Write out the listing below exactly, and omit any images you find in it.

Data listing
▬▬▬▬▬▬
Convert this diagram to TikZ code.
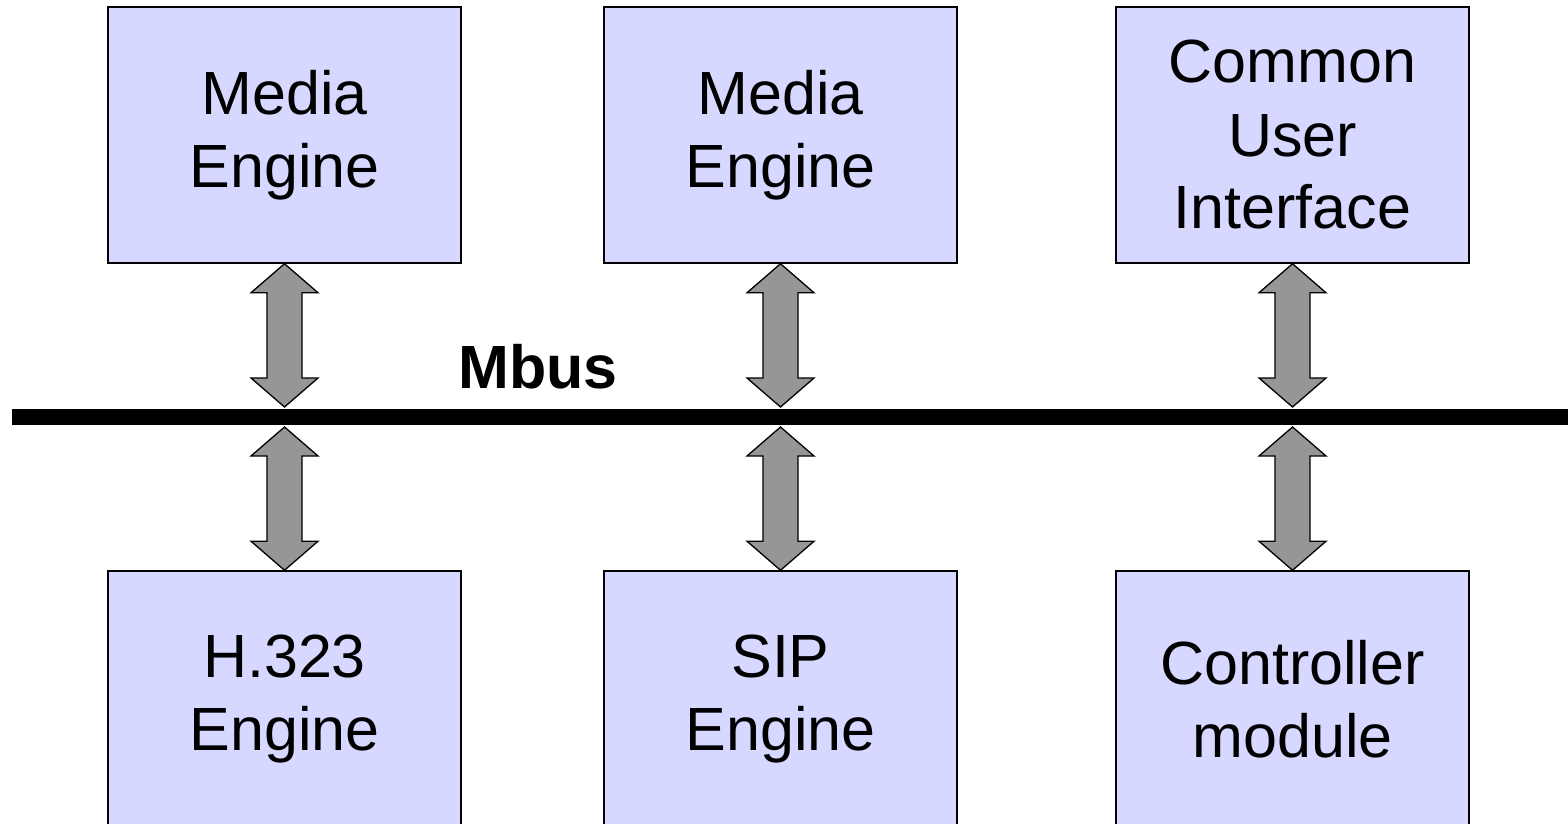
\documentclass[tikz,border=0pt]{standalone}
\usepackage{fontspec}
\setmainfont{Liberation Sans}
\usetikzlibrary{calc}
\definecolor{boxblue}{RGB}{214,216,255}
\definecolor{arrowgray}{RGB}{150,150,150}

% double headed block arrow between two points (top, bottom)
\newcommand{\busarrow}[2]{%
  \draw[arrowbody] let \p1=(#1), \p2=(#2) in
    (\x1,\y1) -- (\x1+33.5,\y1-29) -- (\x1+17.5,\y1-29)
    -- (\x1+17.5,\y2+29) -- (\x1+33.5,\y2+29) -- (\x2,\y2)
    -- (\x1-33.5,\y2+29) -- (\x1-17.5,\y2+29)
    -- (\x1-17.5,\y1-29) -- (\x1-33.5,\y1-29) -- cycle;
}

\begin{document}
\begin{tikzpicture}[x=1pt, y=1pt,
    module/.style={draw, line width=1.5pt, fill=boxblue, minimum width=353pt,
      minimum height=256pt, align=center,
      font=\fontsize{61}{73}\selectfont},
    arrowbody/.style={draw, line width=1.3pt, fill=arrowgray, line join=miter}]
    \useasboundingbox (0,0) rectangle (1568,-824);

    % Top row of modules
    \node[module] (mediaA) at (284.5,-135) {Media\\Engine};
    \node[module] (mediaB) at (780.5,-135) {Media\\Engine};
    \node[module] (cui) at (1292.5,-135) {Common\\User\\Interface};

    % Bottom row of modules
    \node[module] (h323) at (284.5,-699) {H.323\\Engine};
    \node[module] (sip) at (780.5,-699) {SIP\\Engine};
    \node[module] (ctrl) at (1292.5,-699) {Controller\\module};

    % The bus
    \coordinate (busL) at (12,-417);
    \coordinate (busR) at (1600,-417);
    \draw[line width=16pt, draw=black] (busL) -- (busR);
    \node[font=\fontsize{61}{73}\selectfont\bfseries] (mbus) at (538,-367) {Mbus};
    \coordinate (bustop) at (0,-407);
    \coordinate (busbot) at (0,-427);

    % Arrows between the modules and the bus
    \busarrow{mediaA.south}{mediaA.south |- bustop}
    \busarrow{mediaB.south}{mediaB.south |- bustop}
    \busarrow{cui.south}{cui.south |- bustop}
    \busarrow{h323.north |- busbot}{h323.north}
    \busarrow{sip.north |- busbot}{sip.north}
    \busarrow{ctrl.north |- busbot}{ctrl.north}
\end{tikzpicture}
\end{document}
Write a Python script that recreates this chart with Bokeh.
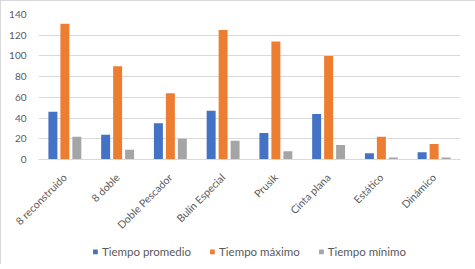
▬▬▬▬▬▬
Answer to the exercise.
Convert this diagram to TikZ code.
\documentclass[tikz,border=0pt]{standalone}
\usepackage{fontspec}
\setmainfont{Liberation Sans}
\usetikzlibrary{calc}
\definecolor{boxblue}{RGB}{214,216,255}
\definecolor{arrowgray}{RGB}{150,150,150}

% double headed block arrow between two points (top, bottom)
\newcommand{\busarrow}[2]{%
  \draw[arrowbody] let \p1=(#1), \p2=(#2) in
    (\x1,\y1) -- (\x1+33.5,\y1-29) -- (\x1+17.5,\y1-29)
    -- (\x1+17.5,\y2+29) -- (\x1+33.5,\y2+29) -- (\x2,\y2)
    -- (\x1-33.5,\y2+29) -- (\x1-17.5,\y2+29)
    -- (\x1-17.5,\y1-29) -- (\x1-33.5,\y1-29) -- cycle;
}

\begin{document}
\begin{tikzpicture}[x=1pt, y=1pt,
    module/.style={draw, line width=1.5pt, fill=boxblue, minimum width=353pt,
      minimum height=256pt, align=center,
      font=\fontsize{61}{73}\selectfont},
    arrowbody/.style={draw, line width=1.3pt, fill=arrowgray, line join=miter}]
    \useasboundingbox (0,0) rectangle (1568,-824);

    % Top row of modules
    \node[module] (mediaA) at (284.5,-135) {Media\\Engine};
    \node[module] (mediaB) at (780.5,-135) {Media\\Engine};
    \node[module] (cui) at (1292.5,-135) {Common\\User\\Interface};

    % Bottom row of modules
    \node[module] (h323) at (284.5,-699) {H.323\\Engine};
    \node[module] (sip) at (780.5,-699) {SIP\\Engine};
    \node[module] (ctrl) at (1292.5,-699) {Controller\\module};

    % The bus
    \coordinate (busL) at (12,-417);
    \coordinate (busR) at (1600,-417);
    \draw[line width=16pt, draw=black] (busL) -- (busR);
    \node[font=\fontsize{61}{73}\selectfont\bfseries] (mbus) at (538,-367) {Mbus};
    \coordinate (bustop) at (0,-407);
    \coordinate (busbot) at (0,-427);

    % Arrows between the modules and the bus
    \busarrow{mediaA.south}{mediaA.south |- bustop}
    \busarrow{mediaB.south}{mediaB.south |- bustop}
    \busarrow{cui.south}{cui.south |- bustop}
    \busarrow{h323.north |- busbot}{h323.north}
    \busarrow{sip.north |- busbot}{sip.north}
    \busarrow{ctrl.north |- busbot}{ctrl.north}
\end{tikzpicture}
\end{document}
Write a Python script that recreates this chart with Bokeh.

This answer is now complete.